Mais cette hypothèse ne tient pas debout d’après l’ancien journaliste Demba Ndiaye, spécialiste du conflit casamançais : « Si Badiate voulait faire pression sur le gouvernement pour montrer que le front sud existe toujours, il ne tuerait pas treize personnes, ça le desservirait. Il ferait un communiqué, comme d’habitude, car il est toujours prêt à négocier. » Selon lui, si les responsables sont peut-être des hommes du MFDC, le mobile ne serait pas lié aux négociations de paix mais au trafic de bois de teck. « La forêt de Bourofaye est leur forêt sacrée, l’un des derniers poumons verts du Sénégal, poursuit-il. Malgré les avertissements, leur territoire est violé en permanence par les coupeurs de bois qui alimentent les scieries de Ziguinchor et le commerce international. »

Bandes armées rivales

Un avis qui fait écho au communiqué du MFDC publié lundi et dans lequel la rébellion « condamne fermement cet acte » et présente ses condoléances « aux familles éplorées ». Les indépendantistes demandent aux autorités sénégalaises « d’orienter leurs enquêtes vers le gouverneur de la région de Ziguinchor, le chef du service régional des eaux et forêts, le commandant de la légion gendarmerie sud et le procureur de la République en poste à Ziguinchor », qu’ils accusent d’être « à la tête d’un vaste réseau de coupe clandestine et de vente illicite du bois de teck en provenance de la forêt du Bayotte », autre nom pour la forêt de Bourofaye.

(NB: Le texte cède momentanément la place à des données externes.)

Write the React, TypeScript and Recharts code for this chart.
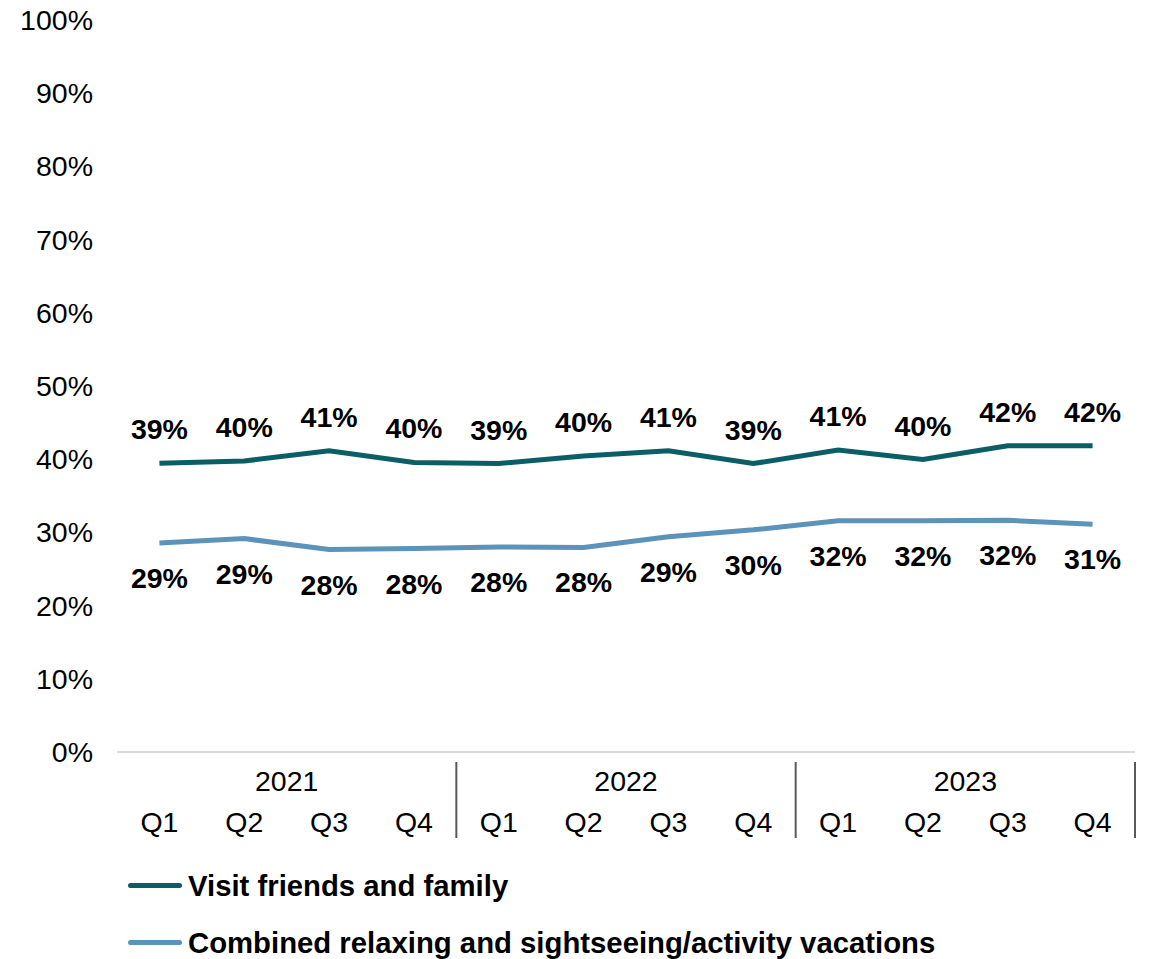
import { Line, LineChart, XAxis, YAxis } from "recharts";

const quarters = ["Q1", "Q2", "Q3", "Q4", "Q1", "Q2", "Q3", "Q4", "Q1", "Q2", "Q3", "Q4"];
const years = ["2021", "2021", "2021", "2021", "2022", "2022", "2022", "2022", "2023", "2023", "2023", "2023"];
const visitFriends = [39.45, 39.75, 41.15, 39.55, 39.4, 40.45, 41.15, 39.4, 41.25, 39.95, 41.85, 41.85];
const combinedVacations = [28.55, 29.15, 27.65, 27.8, 28.0, 27.95, 29.4, 30.35, 31.6, 31.6, 31.65, 31.1];
const yTicks = [0, 10, 20, 30, 40, 50, 60, 70, 80, 90, 100];

const data = quarters.map((q, i) => ({
  key: `${years[i]}-${q}`,
  quarter: q,
  year: years[i],
  visit: visitFriends[i],
  combined: combinedVacations[i],
}));

const font = "'Liberation Sans', Arial, sans-serif";
const darkTeal = "#0b5d66";
const lightBlue = "#5b93ba";
const chartWidth = 1153;
const plotLeft = 117;
const plotRight = 1135;
const band = (plotRight - plotLeft) / quarters.length;
const xAxisHeight = 90;

function QuarterTick(props: any) {
  const { x, y, index } = props;
  const row = data[index];
  return (
    <g>
      <text x={x} y={y + 72} textAnchor="middle" fontSize={28.5} fontFamily={font} fill="#000">
        {row.quarter}
      </text>
      {index % 4 === 1 && (
        <text x={x + band / 2} y={y + 31} textAnchor="middle" fontSize={28.5} fontFamily={font} fill="#000">
          {row.year}
        </text>
      )}
      {index % 4 === 3 && (
        <line x1={x + band / 2} x2={x + band / 2} y1={y + 2} y2={y + 78} stroke="#595959" strokeWidth={2} />
      )}
    </g>
  );
}

function PercentTick(props: any) {
  const { x, y, payload } = props;
  return (
    <text x={x - 16} y={y + 10} textAnchor="end" fontSize={28.5} fontFamily={font} fill="#000">
      {payload.value}%
    </text>
  );
}

function makeLabel(dy: number) {
  return (props: any) => {
    const { x, y, value } = props;
    return (
      <text x={x} y={y + dy} textAnchor="middle" fontSize={28.5} fontWeight="bold" fontFamily={font} fill="#000">
        {Math.round(value)}%
      </text>
    );
  };
}

const legendItems = [
  { name: "Visit friends and family", color: darkTeal },
  { name: "Combined relaxing and sightseeing/activity vacations", color: lightBlue },
];

export default function App() {
  return (
    <div style={{ position: "absolute", left: 0, top: 0, width: chartWidth, height: 959, background: "#fff" }}>
      <LineChart
        width={chartWidth}
        height={959}
        data={data}
        margin={{ top: 20, right: chartWidth - plotRight, bottom: 207 - xAxisHeight, left: 0 }}
      >
        <XAxis
          dataKey="key"
          height={xAxisHeight}
          interval={0}
          tickLine={false}
          axisLine={{ stroke: "#d9d9d9", strokeWidth: 2 }}
          padding={{ left: band / 2, right: band / 2 }}
          tick={<QuarterTick />}
        />
        <YAxis
          width={plotLeft}
          domain={[0, 100]}
          ticks={yTicks}
          interval={0}
          axisLine={false}
          tickLine={false}
          tick={<PercentTick />}
        />
        <Line
          dataKey="visit"
          name="Visit friends and family"
          stroke={darkTeal}
          strokeWidth={5}
          dot={false}
          isAnimationActive={false}
          label={makeLabel(-24)}
        />
        <Line
          dataKey="combined"
          name="Combined relaxing and sightseeing/activity vacations"
          stroke={lightBlue}
          strokeWidth={5}
          dot={false}
          isAnimationActive={false}
          label={makeLabel(45)}
        />
      </LineChart>
      <div style={{ position: "absolute", left: 0, top: 857 }}>
        {legendItems.map((item) => (
          <div
            key={item.name}
            style={{ display: "flex", alignItems: "center", height: 57, fontFamily: font, fontWeight: "bold", fontSize: 29.3 }}
          >
            <span style={{ display: "inline-block", width: 54, height: 5, borderRadius: 3, background: item.color, marginLeft: 128, marginRight: 6 }} />
            <span>{item.name}</span>
          </div>
        ))}
      </div>
    </div>
  );
}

Et de dénoncer des coupeurs de bois venus de Ziguinchor et de la Guinée-Bissau voisine, qui « opèrent de nuit comme de jour avec la complicité des agents des eaux et forêts et de la gendarmerie ». Selon les rebelles, le massacre serait le fait de bandes armées rivales de coupeurs de bois liés à des scieries locales se menant « une forte concurrence, laquelle a fini par instaurer une atmosphère d’animosité entre leurs employés ».